Last year's historic season ultimately resulted in Duke's fifth national championship, but it's easy to forget that the 2014-15 season was not free of some of the woes that have plagued this year's Blue Devil squad.
Last year's star-studded group won its first 14 games of the season before faltering just a few miles from home against unranked N.C. State and then falling hard at home against a talented but underrated Miami team just two days later. After the surprise skid, the Blue Devils took time to regroup and focus on the future of the team. The result? A decisive 11-point victory against No. 6 Louisville at the KFC Yum! Center that—in retrospect—marked a decisive turning point in Duke's season.
So perhaps Monday's seven-point victory against this year's edition of the highly-regarded Cardinals will—in foresight—mark a critical turning point in the Blue Devils' season once again.
"I think we really needed a win like this," sophomore Grayson Allen said. "Each game, we’re building. I think it could have been really easy for us with the losing streak we’ve been on to be happy with our past win [against N.C. State], and with a quick turnaround as well, it can be hard to look past that. I think we did a good job preparing for this game, and it was a really big one in front of our home crowd."
The Blue Devils' 72-65 win was their first against a ranked opponent this season, but Duke will have no shortage of opportunities to add to that number in the next two weeks. After righting the ship last week with wins at Georgia Tech and against the Wolfpack, Duke continued to make strides without injured senior captain Amile Jefferson heading into its most grueling stretch of the season. There is no sight of relief after notching a win against the Cardinals, because No. 7 Virginia comes to Cameron Indoor Stadium Saturday afternoon, followed by a short road trip to No. 9 North Carolina Feb. 17 and a return trip to Louisville Feb. 20.
This stretch could make or break the Blue Devils' season. Players, coaches and fans knew it to be true as tip-off neared Monday. It was a given, then, that there would be a lot of pressure on a young Duke team—which has suffered three of its four ACC defeats by five points or less—that had come up short down the stretch in games past. What was less certain, though, was how the young, depth-strapped Blue Devils would respond to that pressure.
But Duke's freshmen delivered big play after big play throughout the second half, carrying the Blue Devils to a win. At first, the outcome appeared certain in early in the second half as Duke built a 15-point lead, but it suddenly hung squarely in the balance when the Cardinals grabbed a 58-57 edge with 6:12 to go.
Brandon Ingram scored 14 of his 18 points after intermission—including six critical free throws down the stretch while serving as the team's primary ball-handler—and Luke Kennard poured in six points immediately after Louisville rattled off a 15-2 run to crawl within one earlier in the half.

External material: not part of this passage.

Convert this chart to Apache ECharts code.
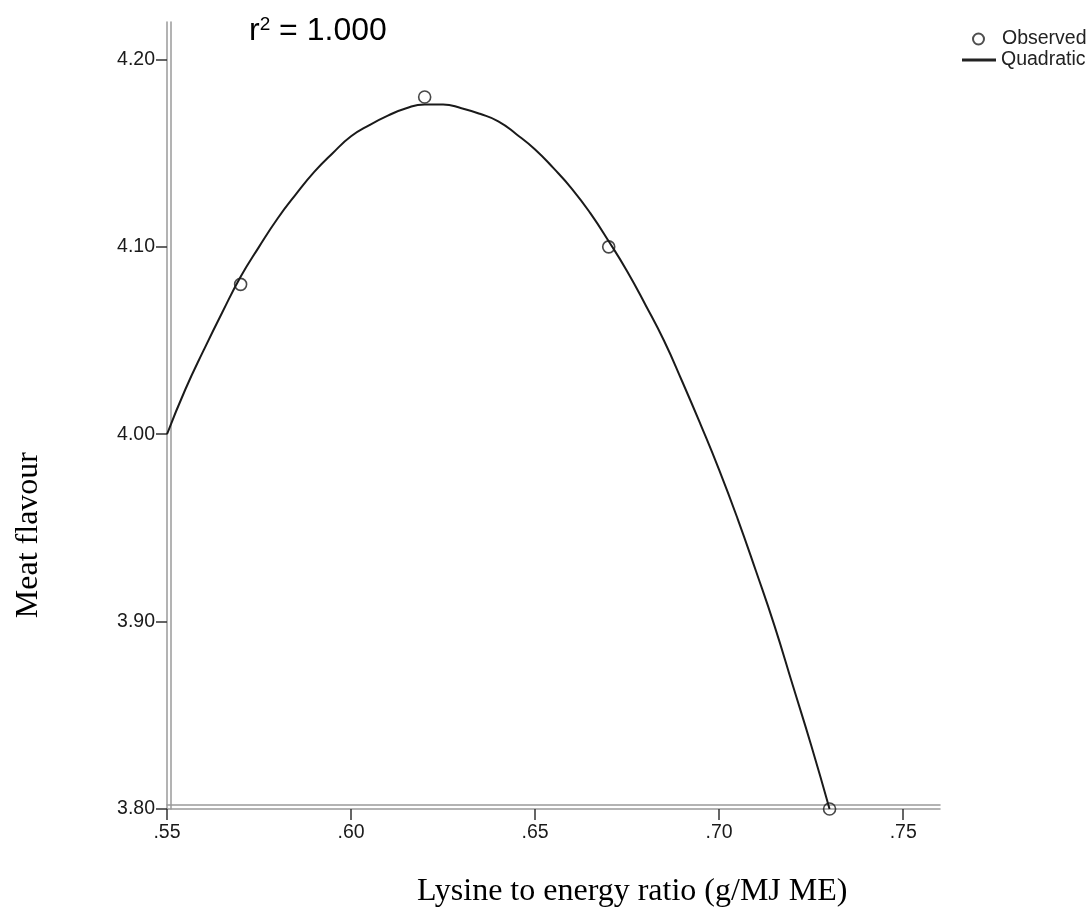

Derryck Thornton only scored four points, but the Chatsworth, Calif., native delivered the back-breaking bucket with a shot-clock-beating bank shot with 33 seconds remaining.
"They keep growing up and they keep playing hard," Duke head coach Mike Krzyzewski said. "They’re getting older, not necessarily in age but in experience."
In what was arguably Duke's most impressive and most hard-fought win of the season, every Blue Devil put his grit on full display to secure the victory despite giving up a 15-point lead in the final stretch of the game. The most convincing aspect of this win—aside from Ingram's total command of the game in the final minutes—was the entire team's ability to stand strong in the face of adversity that, as recently as two weeks ago, could have buckled the Blue Devils and sent them to another loss on the back end of a Saturday-Monday turn-around.
Duke still has some growing up to do—with or without the return of Jefferson—but Monday's victory was an indication that the Blue Devils have learned from their four losses in five games and grown through the process. The short bench may just be finding the footing it has been desperately looking for all season long—and it may be blossoming just in time.
"We’re all playing so well together right now, and we’re growing up as a team," Kennard said. "We’re maturing individually and as a group together. We’re playing well together and we’re all in. We listen to what the coaches say and we just buy in. When we do that—when we play well together and share the ball and get stops on defense to let our offense take over—we can be a pretty good team.”